Laurie Robinson, Assistant Attorney General for the Office of Justice Programs (OJP) under Attorney General Eric Holder, is leaving the Department of Justice (DOJ), according to an announcement released just before the start of the Iowa caucuses.
"Laurie Robinson has helped transform OJP’s role in the criminal and juvenile justice field, bringing scientific rigor, a true sense of partnership, transparency, and accountability to the agency," Attorney General Eric Holder said in a statement on her departure at the end of February. "I am proud of her service to OJP’s constituents, the Department of Justice and the Obama Administration and personally grateful for her friendship and her many contributions to ensuring true justice for all Americans.
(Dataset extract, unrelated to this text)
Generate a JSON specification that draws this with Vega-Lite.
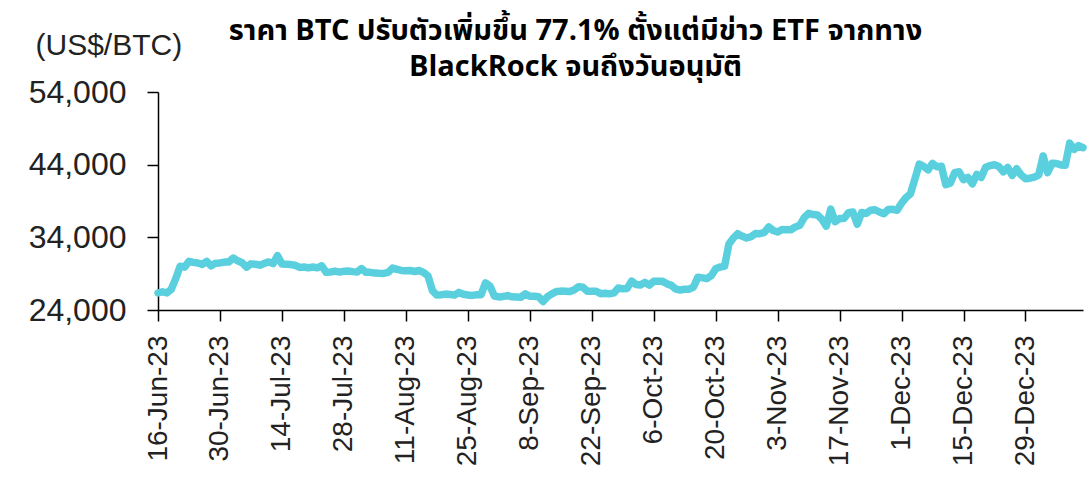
{
  "$schema": "https://vega.github.io/schema/vega-lite/v6.json",
  "width": 925,
  "height": 218,
  "autosize": {"type": "none"},
  "padding": {"left": 158, "top": 92, "right": 8, "bottom": 169},
  "background": "white",
  "title": {
    "text": ["ราคา BTC ปรับตัวเพิ่มขึ้น 77.1% ตั้งแต่มีข่าว ETF จากทาง", "BlackRock จนถึงวันอนุมัติ"],
    "font": "Noto Sans Thai, Noto Sans, sans-serif",
    "fontSize": 29,
    "fontWeight": "bold",
    "color": "#000000",
    "anchor": "middle",
    "frame": "group",
    "dx": -45,
    "dy": 62,
    "offset": 10,
    "lineHeight": 36
  },
  "data": {
    "values": [
      {"d":"2023-06-16","p":26340},{"d":"2023-06-17","p":26510},{"d":"2023-06-18","p":26340},{"d":"2023-06-19","p":26850},{"d":"2023-06-20","p":28310},
      {"d":"2023-06-21","p":30030},{"d":"2023-06-22","p":29900},{"d":"2023-06-23","p":30690},{"d":"2023-06-24","p":30550},{"d":"2023-06-25","p":30470},
      {"d":"2023-06-26","p":30270},{"d":"2023-06-27","p":30690},{"d":"2023-06-28","p":30080},{"d":"2023-06-29","p":30450},{"d":"2023-06-30","p":30480},
      {"d":"2023-07-01","p":30590},{"d":"2023-07-02","p":30620},{"d":"2023-07-03","p":31160},{"d":"2023-07-04","p":30770},{"d":"2023-07-05","p":30510},
      {"d":"2023-07-06","p":29900},{"d":"2023-07-07","p":30350},{"d":"2023-07-08","p":30290},{"d":"2023-07-09","p":30170},{"d":"2023-07-10","p":30410},
      {"d":"2023-07-11","p":30620},{"d":"2023-07-12","p":30390},{"d":"2023-07-13","p":31480},{"d":"2023-07-14","p":30320},{"d":"2023-07-15","p":30300},
      {"d":"2023-07-16","p":30250},{"d":"2023-07-17","p":30150},{"d":"2023-07-18","p":29860},{"d":"2023-07-19","p":29920},{"d":"2023-07-20","p":29800},
      {"d":"2023-07-21","p":29910},{"d":"2023-07-22","p":29800},{"d":"2023-07-23","p":30090},{"d":"2023-07-24","p":29180},{"d":"2023-07-25","p":29230},
      {"d":"2023-07-26","p":29350},{"d":"2023-07-27","p":29220},{"d":"2023-07-28","p":29320},{"d":"2023-07-29","p":29360},{"d":"2023-07-30","p":29280},
      {"d":"2023-07-31","p":29230},{"d":"2023-08-01","p":29700},{"d":"2023-08-02","p":29180},{"d":"2023-08-03","p":29180},{"d":"2023-08-04","p":29080},
      {"d":"2023-08-05","p":29050},{"d":"2023-08-06","p":29040},{"d":"2023-08-07","p":29180},{"d":"2023-08-08","p":29770},{"d":"2023-08-09","p":29580},
      {"d":"2023-08-10","p":29450},{"d":"2023-08-11","p":29400},{"d":"2023-08-12","p":29430},{"d":"2023-08-13","p":29300},{"d":"2023-08-14","p":29430},
      {"d":"2023-08-15","p":29170},{"d":"2023-08-16","p":28700},{"d":"2023-08-17","p":26660},{"d":"2023-08-18","p":26050},{"d":"2023-08-19","p":26100},
      {"d":"2023-08-20","p":26190},{"d":"2023-08-21","p":26120},{"d":"2023-08-22","p":26050},{"d":"2023-08-23","p":26430},{"d":"2023-08-24","p":26160},
      {"d":"2023-08-25","p":26060},{"d":"2023-08-26","p":26010},{"d":"2023-08-27","p":26090},{"d":"2023-08-28","p":26110},{"d":"2023-08-29","p":27730},
      {"d":"2023-08-30","p":27300},{"d":"2023-08-31","p":25930},{"d":"2023-09-01","p":25800},{"d":"2023-09-02","p":25870},{"d":"2023-09-03","p":25970},
      {"d":"2023-09-04","p":25820},{"d":"2023-09-05","p":25780},{"d":"2023-09-06","p":25750},{"d":"2023-09-07","p":26240},{"d":"2023-09-08","p":25900},
      {"d":"2023-09-09","p":25900},{"d":"2023-09-10","p":25830},{"d":"2023-09-11","p":25160},{"d":"2023-09-12","p":25840},{"d":"2023-09-13","p":26230},
      {"d":"2023-09-14","p":26540},{"d":"2023-09-15","p":26600},{"d":"2023-09-16","p":26570},{"d":"2023-09-17","p":26530},{"d":"2023-09-18","p":26750},
      {"d":"2023-09-19","p":27210},{"d":"2023-09-20","p":27130},{"d":"2023-09-21","p":26570},{"d":"2023-09-22","p":26580},{"d":"2023-09-23","p":26580},
      {"d":"2023-09-24","p":26250},{"d":"2023-09-25","p":26300},{"d":"2023-09-26","p":26220},{"d":"2023-09-27","p":26350},{"d":"2023-09-28","p":27020},
      {"d":"2023-09-29","p":26910},{"d":"2023-09-30","p":26970},{"d":"2023-10-01","p":27980},{"d":"2023-10-02","p":27510},{"d":"2023-10-03","p":27430},
      {"d":"2023-10-04","p":27800},{"d":"2023-10-05","p":27420},{"d":"2023-10-06","p":27950},{"d":"2023-10-07","p":27970},{"d":"2023-10-08","p":27940},
      {"d":"2023-10-09","p":27600},{"d":"2023-10-10","p":27390},{"d":"2023-10-11","p":26870},{"d":"2023-10-12","p":26760},{"d":"2023-10-13","p":26860},
      {"d":"2023-10-14","p":26860},{"d":"2023-10-15","p":27160},{"d":"2023-10-16","p":28520},{"d":"2023-10-17","p":28420},{"d":"2023-10-18","p":28330},
      {"d":"2023-10-19","p":28720},{"d":"2023-10-20","p":29680},{"d":"2023-10-21","p":29920},{"d":"2023-10-22","p":30000},{"d":"2023-10-23","p":33090},
      {"d":"2023-10-24","p":33900},{"d":"2023-10-25","p":34500},{"d":"2023-10-26","p":34160},{"d":"2023-10-27","p":33910},{"d":"2023-10-28","p":34090},
      {"d":"2023-10-29","p":34540},{"d":"2023-10-30","p":34500},{"d":"2023-10-31","p":34670},{"d":"2023-11-01","p":35440},{"d":"2023-11-02","p":34940},
      {"d":"2023-11-03","p":34730},{"d":"2023-11-04","p":35080},{"d":"2023-11-05","p":35050},{"d":"2023-11-06","p":35040},{"d":"2023-11-07","p":35430},
      {"d":"2023-11-08","p":35650},{"d":"2023-11-09","p":36700},{"d":"2023-11-10","p":37310},{"d":"2023-11-11","p":37130},{"d":"2023-11-12","p":37070},
      {"d":"2023-11-13","p":36500},{"d":"2023-11-14","p":35540},{"d":"2023-11-15","p":37880},{"d":"2023-11-16","p":36150},{"d":"2023-11-17","p":36600},
      {"d":"2023-11-18","p":36590},{"d":"2023-11-19","p":37390},{"d":"2023-11-20","p":37480},{"d":"2023-11-21","p":35810},{"d":"2023-11-22","p":37420},
      {"d":"2023-11-23","p":37290},{"d":"2023-11-24","p":37720},{"d":"2023-11-25","p":37800},{"d":"2023-11-26","p":37480},{"d":"2023-11-27","p":37250},
      {"d":"2023-11-28","p":37830},{"d":"2023-11-29","p":37860},{"d":"2023-11-30","p":37720},{"d":"2023-12-01","p":38690},{"d":"2023-12-02","p":39470},
      {"d":"2023-12-03","p":39980},{"d":"2023-12-04","p":41980},{"d":"2023-12-05","p":44080},{"d":"2023-12-06","p":43770},{"d":"2023-12-07","p":43290},
      {"d":"2023-12-08","p":44170},{"d":"2023-12-09","p":43720},{"d":"2023-12-10","p":43790},{"d":"2023-12-11","p":41240},{"d":"2023-12-12","p":41450},
      {"d":"2023-12-13","p":42890},{"d":"2023-12-14","p":43020},{"d":"2023-12-15","p":41930},{"d":"2023-12-16","p":42240},{"d":"2023-12-17","p":41360},
      {"d":"2023-12-18","p":42660},{"d":"2023-12-19","p":42250},{"d":"2023-12-20","p":43650},{"d":"2023-12-21","p":43870},{"d":"2023-12-22","p":43990},
      {"d":"2023-12-23","p":43740},{"d":"2023-12-24","p":43020},{"d":"2023-12-25","p":43610},{"d":"2023-12-26","p":42520},{"d":"2023-12-27","p":43440},
      {"d":"2023-12-28","p":42580},{"d":"2023-12-29","p":42070},{"d":"2023-12-30","p":42140},{"d":"2023-12-31","p":42280},{"d":"2024-01-01","p":42600},
      {"d":"2024-01-02","p":45200},{"d":"2024-01-03","p":42900},{"d":"2024-01-04","p":44180},{"d":"2024-01-05","p":44160},{"d":"2024-01-06","p":43970},
      {"d":"2024-01-07","p":43930},{"d":"2024-01-08","p":46970},{"d":"2024-01-09","p":46110},{"d":"2024-01-10","p":46630},{"d":"2024-01-11","p":46340}
    ]
  },
  "mark": {"type": "line", "color": "#5ACFDD", "strokeWidth": 7.5, "strokeJoin": "round", "strokeCap": "round"},
  "encoding": {
    "x": {
      "field": "d",
      "type": "temporal",
      "scale": {"type": "utc", "domain": [{"year": 2023, "month": 6, "date": 16, "utc": true}, {"year": 2024, "month": 1, "date": 11, "utc": true}]},
      "axis": {
        "title": null,
        "format": "%-d-%b-%y",
        "values": [
          {"year": 2023, "month": 6, "date": 16, "utc": true},
          {"year": 2023, "month": 6, "date": 30, "utc": true},
          {"year": 2023, "month": 7, "date": 14, "utc": true},
          {"year": 2023, "month": 7, "date": 28, "utc": true},
          {"year": 2023, "month": 8, "date": 11, "utc": true},
          {"year": 2023, "month": 8, "date": 25, "utc": true},
          {"year": 2023, "month": 9, "date": 8, "utc": true},
          {"year": 2023, "month": 9, "date": 22, "utc": true},
          {"year": 2023, "month": 10, "date": 6, "utc": true},
          {"year": 2023, "month": 10, "date": 20, "utc": true},
          {"year": 2023, "month": 11, "date": 3, "utc": true},
          {"year": 2023, "month": 11, "date": 17, "utc": true},
          {"year": 2023, "month": 12, "date": 1, "utc": true},
          {"year": 2023, "month": 12, "date": 15, "utc": true},
          {"year": 2023, "month": 12, "date": 29, "utc": true}
        ],
        "labelAngle": -90,
        "labelFont": "Liberation Sans",
        "labelFontSize": 28,
        "labelColor": "#222222",
        "labelPadding": 14,
        "labelOverlap": false,
        "labelBound": false,
        "labelFlush": false,
        "grid": false,
        "domainColor": "#000000",
        "domainWidth": 1.5,
        "tickColor": "#000000",
        "tickWidth": 1.5,
        "tickSize": 11
      }
    },
    "y": {
      "field": "p",
      "type": "quantitative",
      "scale": {"domain": [24000, 54000], "nice": false, "zero": false},
      "axis": {
        "title": "(US$/BTC)",
        "titleAngle": 0,
        "titleAlign": "left",
        "titleBaseline": "middle",
        "titleX": -123,
        "titleY": -47,
        "titleFont": "Liberation Sans",
        "titleFontSize": 30,
        "titleFontWeight": "normal",
        "titleColor": "#222222",
        "values": [24000, 34000, 44000, 54000],
        "format": ",.0f",
        "labelFont": "Liberation Sans",
        "labelFontSize": 32,
        "labelColor": "#222222",
        "labelPadding": 21,
        "labelFlush": false,
        "labelOverlap": false,
        "grid": false,
        "domainColor": "#000000",
        "domainWidth": 1.5,
        "tickColor": "#000000",
        "tickWidth": 1.5,
        "tickSize": 11
      }
    }
  },
  "config": {"view": {"stroke": null}}
}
The United States is a safer and fairer nation due to her efforts."
Since her 2009 appointment by President Obama, Robinson administered $2.7 billion in stimulus money, including an array of grants to support women, American Indians, and Alaska natives. "With the attorney general's support," Robinson said in the statement, "we have made real progress in building strong partnerships with law enforcement and other parts of the state, local and tribal criminal and juvenile justice field." She added that DOJ has "made it a priority to ensure OJP's grant process is fair, accessible to our stakeholders, and accountable to Congress and the public in terms of managing scarce federal dollars."
Robinson's departure comes as DOJ leadership faces strong criticism over Operation Fast and Furious, in which United States government officials intentionally allowed Mexican drug cartels to purchase weapons from American gun stores. The scandal exploded when a U.S. Border Patrol Agent was murdered with a weapon obtained through Operation Fast and Furious.
Holder has testified before Congress multiple times regarding Operation Fast and Furious. He has been invited to return to Congress for another hearing before the House Oversight and Government Reform Committee, which hopes to ask him about the "flaws in the management structure" at DOJ that resulted in the scandal.